The pool guy came out today and spray painted the shape of our pool in the precise location...which we are just exstatic that the machinery and worker guys can come dig our swimmin hole tomorrow. It turns out that the edge of our pool came about 6 inches from a 8" diameter oak tree. Sad as it is, it had to go. After borrowing the "chainsaw-on-a-stick" from Grams' house and being lectured on making sure someone was watching me work (in case I chop off a limb or something, there has to be SOMEONE to acurately tell my story to the Darwin Award folks) I found myself on the second story deck, atop the ladder, reaching for the ridicuously high branches of this 20-ish foot tree. Once I figured out that I couldn't hold this thing up, AND pull the trigger unassisted, I employed my darling daughter to assist me in my attempted suicide. Picture me, on a second story deck, on ladder, holding the middle of the 10 foot chainsaw-on-a-stick, while I yell "NOW" and she pulls the triger. Yeah, probably not my most intelligent stunt, but hey, we got the branches down that we were after and managed to avoid injury.
But that was just the beginning.
We made our way down to the yard and pondered what we were about to embark upon...wondering if this is a job that maybe we should just leave for fact those were my darling daughters exact words.
Nah, we can do it.
Up goes the chainsaw-on-a-stick, me in the front, child labor in the back...
Slowly, the chainsaw-on-a-stick works its way through the "what appears to be a not so big limb, but is actually quite huge" limb, and eventually, a massive limb comes crashing down with an incredible thud! Mind you, this "limb" is probably ten times bigger than the TREES at our last house. Ashley and I look at each other with a look as if to say "HOLY CRAP"...although neither of us speaks a word. We just stand there with huge eyes wondering what on earth we've gotten ourselves in to.
We spend the next 15 minutes cutting it in to smaller managable pieces (once again me in the front, child labor on trigger duty), and wow, we're done with half the tree. At some point we realized that looking up in to flying shards of wood chips probably wasn't the best idea, so we dug up some protective eye gear and got back to work.
We went through two massive limbs, and an 8ish foot tall trunk in about 45 minutes, including clean up. I was so proud of my girl, never once complaining, even with her friend Ava staring in horror, shock, or possibly just complete pity.
What a good girl I have, she even helped drag off the logs without me even asking.

I think I'll reward her efforts with a pool. I think that sounds fair, don't you think?

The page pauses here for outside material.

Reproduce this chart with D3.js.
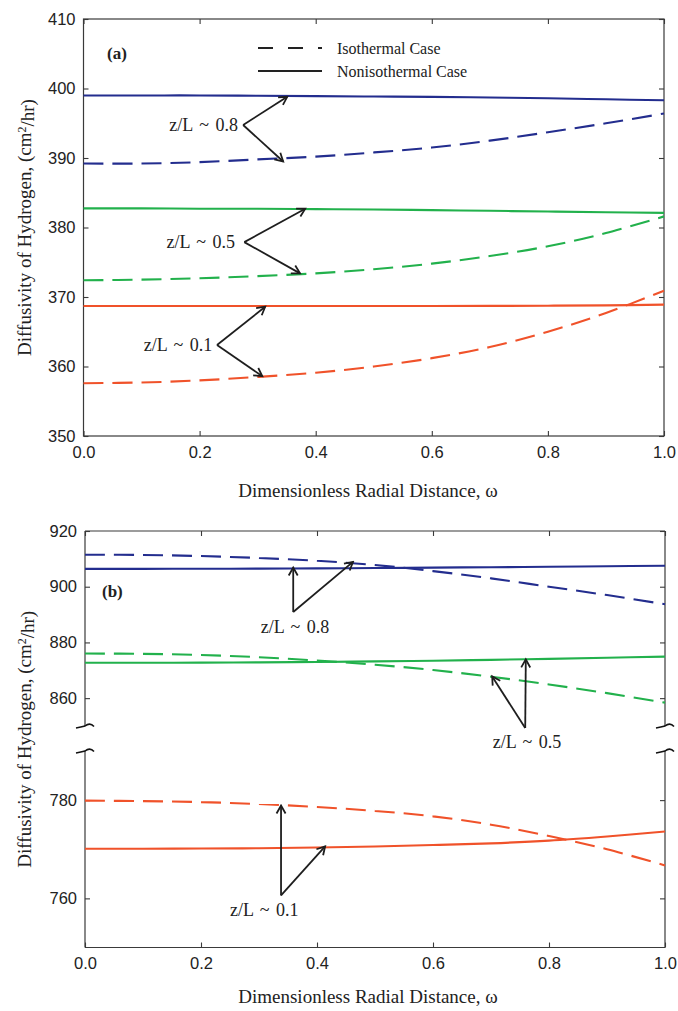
<!DOCTYPE html>
<html>
<head>
<meta charset="utf-8">
<script src="https://cdn.jsdelivr.net/npm/d3@7"></script>
<style>
  html, body { margin: 0; padding: 0; background: #fff; }
  svg { display: block; }
</style>
</head>
<body>
<div id="chart"></div>
<script>
// ---------------- DATA ----------------
const omega = [0, 0.1, 0.2, 0.3, 0.4, 0.5, 0.6, 0.7, 0.8, 0.9, 1.0];
const xTicks = [0, 0.2, 0.4, 0.6, 0.8, 1.0];

// Panel (a)
const aIso08 = [389.2, 389.2, 389.4, 389.8, 390.2, 390.8, 391.5, 392.5, 393.7, 395.0, 396.4];
const aNon08 = [399.0, 399.0, 399.0, 398.95, 398.9, 398.85, 398.8, 398.7, 398.6, 398.45, 398.3];
const aIso05 = [372.4, 372.5, 372.7, 373.0, 373.4, 374.0, 374.8, 375.9, 377.3, 379.2, 381.6];
const aNon05 = [382.75, 382.75, 382.7, 382.7, 382.65, 382.6, 382.5, 382.4, 382.3, 382.2, 382.1];
const aIso01 = [357.6, 357.7, 358.0, 358.5, 359.1, 360.0, 361.2, 362.8, 365.0, 367.7, 370.9];
const aNon01 = [368.7, 368.7, 368.7, 368.7, 368.7, 368.7, 368.7, 368.72, 368.75, 368.8, 368.9];
const aYTicks = [350, 360, 370, 380, 390, 400, 410];

// Panel (b)
const bIso08 = [911.5, 911.4, 911.0, 910.3, 909.3, 907.8, 905.6, 903.0, 900.0, 897.0, 893.7];
const bNon08 = [906.4, 906.4, 906.45, 906.5, 906.6, 906.7, 906.85, 907.0, 907.15, 907.35, 907.55];
const bIso05 = [876.0, 875.9, 875.5, 874.7, 873.5, 872.0, 870.1, 867.7, 864.9, 861.8, 858.4];
const bNon05 = [872.7, 872.7, 872.75, 872.85, 873.0, 873.2, 873.45, 873.75, 874.1, 874.5, 874.9];
const bIso01 = [779.9, 779.8, 779.6, 779.2, 778.6, 777.8, 776.7, 775.0, 772.7, 770.0, 766.7];
const bNon01 = [770.1, 770.1, 770.15, 770.2, 770.35, 770.55, 770.85, 771.2, 771.75, 772.6, 773.6];
const bYTicksUpper = [860, 880, 900, 920];
const bYTicksLower = [760, 780];

const caseLabels = ["Isothermal Case", "Nonisothermal Case"];

// annotations: label, label pos, vertex, arrow tips (data units)
const aNotes = [
  { text: "z/L ~ 0.8", lx: 0.266, ly: 394.75, vx: 0.275, vy: 394.75, tips: [[0.351, 398.8], [0.344, 389.5]] },
  { text: "z/L ~ 0.5", lx: 0.261, ly: 377.9, vx: 0.277, vy: 377.9, tips: [[0.382, 382.7], [0.373, 373.4]] },
  { text: "z/L ~ 0.1", lx: 0.222, ly: 363.1, vx: 0.230, vy: 363.1, tips: [[0.313, 368.6], [0.308, 358.6]] }
];
const bNotesUpper = [
  { text: "z/L ~ 0.8", lx: 0.362, ly: 885.6, vx: 0.359, vy: 890.9, tips: [[0.359, 906.9], [0.462, 908.9]] },
  { text: "z/L ~ 0.5", lx: 0.762, ly: 844.2, vx: 0.759, vy: 849.3, tips: [[0.760, 873.9], [0.702, 867.8]] }
];
const bNotesLower = [
  { text: "z/L ~ 0.1", lx: 0.309, ly: 757.6, vx: 0.338, vy: 760.6, tips: [[0.338, 778.9], [0.414, 770.6]] }
];

// ---------------- STYLE ----------------
const W = 678, H = 1011;
const BLUE = "#232d8e", GREEN = "#22b14c", RED = "#f0522a";
const AXIS = "#3a3a3a", INK = "#1e1e1e";
const DASH = "20,9";
const SANS = "'Liberation Sans', Arial, sans-serif";
const SERIF = "'Liberation Serif', 'Times New Roman', serif";

const svg = d3.select("#chart").append("svg")
  .attr("width", W).attr("height", H)
  .style("background", "#fff");

const defs = svg.append("defs");
defs.append("marker")
  .attr("id", "arr")
  .attr("markerUnits", "userSpaceOnUse")
  .attr("viewBox", "-10 -6 12 12")
  .attr("refX", 0).attr("refY", 0)
  .attr("markerWidth", 12).attr("markerHeight", 12)
  .attr("orient", "auto")
  .append("path")
  .attr("d", "M-8,-4.5 L0,0 L-8,4.5")
  .attr("fill", "none").attr("stroke", INK).attr("stroke-width", 1.8)
  .attr("stroke-linejoin", "miter");

function styleAxis(g) {
  g.selectAll("path.domain").remove();
  g.selectAll("line").attr("stroke", AXIS).attr("stroke-width", 1.1);
  g.selectAll("text").attr("fill", "#222").style("font-family", SANS).style("font-size", "16.5px");
}

function drawCurve(g, x, y, vals, color, dashed) {
  const line = d3.line().x((d, i) => x(omega[i])).y(d => y(d)).curve(d3.curveCatmullRom.alpha(0.5));
  g.append("path").datum(vals)
    .attr("d", line)
    .attr("fill", "none")
    .attr("stroke", color)
    .attr("stroke-width", 2.1)
    .attr("stroke-dasharray", dashed ? DASH : null);
}

function drawNote(g, x, y, n, anchor) {
  n.tips.forEach(t => {
    g.append("line")
      .attr("x1", x(n.vx)).attr("y1", y(n.vy))
      .attr("x2", x(t[0])).attr("y2", y(t[1]))
      .attr("stroke", INK).attr("stroke-width", 1.8)
      .attr("marker-end", "url(#arr)");
  });
  g.append("text")
    .attr("x", x(n.lx)).attr("y", y(n.ly))
    .attr("dy", "0.35em")
    .attr("text-anchor", anchor)
    .style("font-family", SERIF).style("font-size", "18px")
    .style("word-spacing", "2px")
    .attr("fill", "#222")
    .text(n.text);
}

function yTitle(cx, cy) {
  const t = svg.append("text")
    .attr("transform", `translate(${cx},${cy}) rotate(-90)`)
    .attr("text-anchor", "middle")
    .style("font-family", SERIF).style("font-size", "19px")
    .attr("fill", "#222");
  t.append("tspan").text("Diffusivity of Hydrogen, (cm");
  t.append("tspan").attr("dy", "-0.45em").style("font-size", "12px").text("2");
  t.append("tspan").attr("dy", "0.45em").text("/hr)");
}

function xTitle(cx, y) {
  svg.append("text")
    .attr("x", cx).attr("y", y)
    .attr("text-anchor", "middle")
    .style("font-family", SERIF).style("font-size", "19px")
    .attr("fill", "#222")
    .text("Dimensionless Radial Distance, \u03c9");
}

// ---------------- PANEL (a) ----------------
{
  const L = 83.5, R = 664, T = 19, B = 436;
  const x = d3.scaleLinear().domain([0, 1]).range([L, R]);
  const y = d3.scaleLinear().domain([350, 410]).range([B, T]);
  const g = svg.append("g");

  g.append("g").attr("transform", `translate(0,${B})`)
    .call(d3.axisBottom(x).tickValues(xTicks).tickFormat(d3.format(".1f")).tickSizeInner(-5).tickSizeOuter(0).tickPadding(10))
    .call(styleAxis);
  g.append("g").attr("transform", `translate(0,${T})`)
    .call(d3.axisTop(x).tickValues(xTicks).tickFormat("").tickSizeInner(-5).tickSizeOuter(0))
    .call(styleAxis);
  g.append("g").attr("transform", `translate(${L},0)`)
    .call(d3.axisLeft(y).tickValues(aYTicks).tickSizeInner(-5).tickSizeOuter(0).tickPadding(8))
    .call(styleAxis);
  g.append("g").attr("transform", `translate(${R},0)`)
    .call(d3.axisRight(y).tickValues(aYTicks).tickFormat("").tickSizeInner(-5).tickSizeOuter(0))
    .call(styleAxis);
  g.append("rect").attr("x", L).attr("y", T).attr("width", R - L).attr("height", B - T)
    .attr("fill", "none").attr("stroke", AXIS).attr("stroke-width", 1.2);

  drawCurve(g, x, y, aNon08, BLUE, false);
  drawCurve(g, x, y, aIso08, BLUE, true);
  drawCurve(g, x, y, aNon05, GREEN, false);
  drawCurve(g, x, y, aIso05, GREEN, true);
  drawCurve(g, x, y, aNon01, RED, false);
  drawCurve(g, x, y, aIso01, RED, true);

  aNotes.forEach(n => drawNote(g, x, y, n, "end"));

  // panel label
  g.append("text").attr("x", 107).attr("y", 59)
    .style("font-family", SERIF).style("font-size", "17px").style("font-weight", "bold")
    .attr("fill", "#222").text("(a)");

  // legend
  const lg = g.append("g");
  [0, 1].forEach(i => {
    const yy = 48 + i * 23;
    lg.append("line").attr("x1", 258).attr("x2", 322).attr("y1", yy).attr("y2", yy)
      .attr("stroke", "#222").attr("stroke-width", 2)
      .attr("stroke-dasharray", i === 0 ? "15,15" : null);
    lg.append("text").attr("x", 337).attr("y", yy).attr("dy", "0.35em")
      .style("font-family", SERIF).style("font-size", "16px").attr("fill", "#222")
      .text(caseLabels[i]);
  });

  yTitle(31, (T + B) / 2);
  xTitle(368, 497);
}

// ---------------- PANEL (b) ----------------
{
  const L = 85, R = 665, T = 531, B = 947.5;
  const breakTop = 726, breakBot = 751;
  const x = d3.scaleLinear().domain([0, 1]).range([L, R]);
  const yU = d3.scaleLinear().domain([850, 920]).range([breakTop, T]);
  const yL = d3.scaleLinear().domain([750, 790]).range([B, breakBot]);
  const g = svg.append("g");

  g.append("g").attr("transform", `translate(0,${B})`)
    .call(d3.axisBottom(x).tickValues(xTicks).tickFormat(d3.format(".1f")).tickSizeInner(-5).tickSizeOuter(0).tickPadding(10))
    .call(styleAxis);
  g.append("g").attr("transform", `translate(0,${T})`)
    .call(d3.axisTop(x).tickValues(xTicks).tickFormat("").tickSizeInner(-5).tickSizeOuter(0))
    .call(styleAxis);
  [[yU, bYTicksUpper], [yL, bYTicksLower]].forEach(([ys, tv]) => {
    g.append("g").attr("transform", `translate(${L},0)`)
      .call(d3.axisLeft(ys).tickValues(tv).tickSizeInner(-5).tickSizeOuter(0).tickPadding(8))
      .call(styleAxis);
    g.append("g").attr("transform", `translate(${R},0)`)
      .call(d3.axisRight(ys).tickValues(tv).tickFormat("").tickSizeInner(-5).tickSizeOuter(0))
      .call(styleAxis);
  });

  // frame with broken vertical axes
  const fr = g.append("g").attr("stroke", AXIS).attr("stroke-width", 1.2).attr("fill", "none");
  fr.append("line").attr("x1", L).attr("x2", R).attr("y1", T).attr("y2", T);
  fr.append("line").attr("x1", L).attr("x2", R).attr("y1", B).attr("y2", B);
  [L, R].forEach(xx => {
    fr.append("line").attr("x1", xx).attr("x2", xx).attr("y1", T).attr("y2", breakTop);
    fr.append("line").attr("x1", xx).attr("x2", xx).attr("y1", breakBot).attr("y2", B);
    [breakTop, breakBot].forEach(yy => {
      fr.append("path")
        .attr("d", `M${xx - 9},${yy + 2} Q${xx - 4},${yy + 1} ${xx},${yy} Q${xx + 5},${yy - 4} ${xx + 9},${yy + 0.5}`)
        .attr("stroke", "#111").attr("stroke-width", 1.6);
    });
  });

  drawCurve(g, x, yU, bNon08, BLUE, false);
  drawCurve(g, x, yU, bIso08, BLUE, true);
  drawCurve(g, x, yU, bNon05, GREEN, false);
  drawCurve(g, x, yU, bIso05, GREEN, true);
  drawCurve(g, x, yL, bNon01, RED, false);
  drawCurve(g, x, yL, bIso01, RED, true);

  bNotesUpper.forEach(n => drawNote(g, x, yU, n, "middle"));
  bNotesLower.forEach(n => drawNote(g, x, yL, n, "middle"));

  g.append("text").attr("x", 102).attr("y", 597)
    .style("font-family", SERIF).style("font-size", "17px").style("font-weight", "bold")
    .attr("fill", "#222").text("(b)");

  yTitle(31, (T + B) / 2);
  xTitle(368, 1003);
}
</script>
</body>
</html>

Dad, I can see you shaking your head in horror as you read this. I promise, I won't do it again. ;)

1 comment:

Kristin said...

J-J-J-Jamie???? ARE YOU INSANE?!?! Wait, don't answer that.

Lordy girl, are you brave. We've done enough limb trimming in our backyard with one of those chain-saw-on-a-sticks; always scares the crap outta me when a big ole branch comes crashing down. And they are always bigger and heavier once they seperate from the trunk. I'm not sure what the scientific formula is for that one, but I swear they double in size and weight as the last little bit of woodshaving is seperated from the mother ship.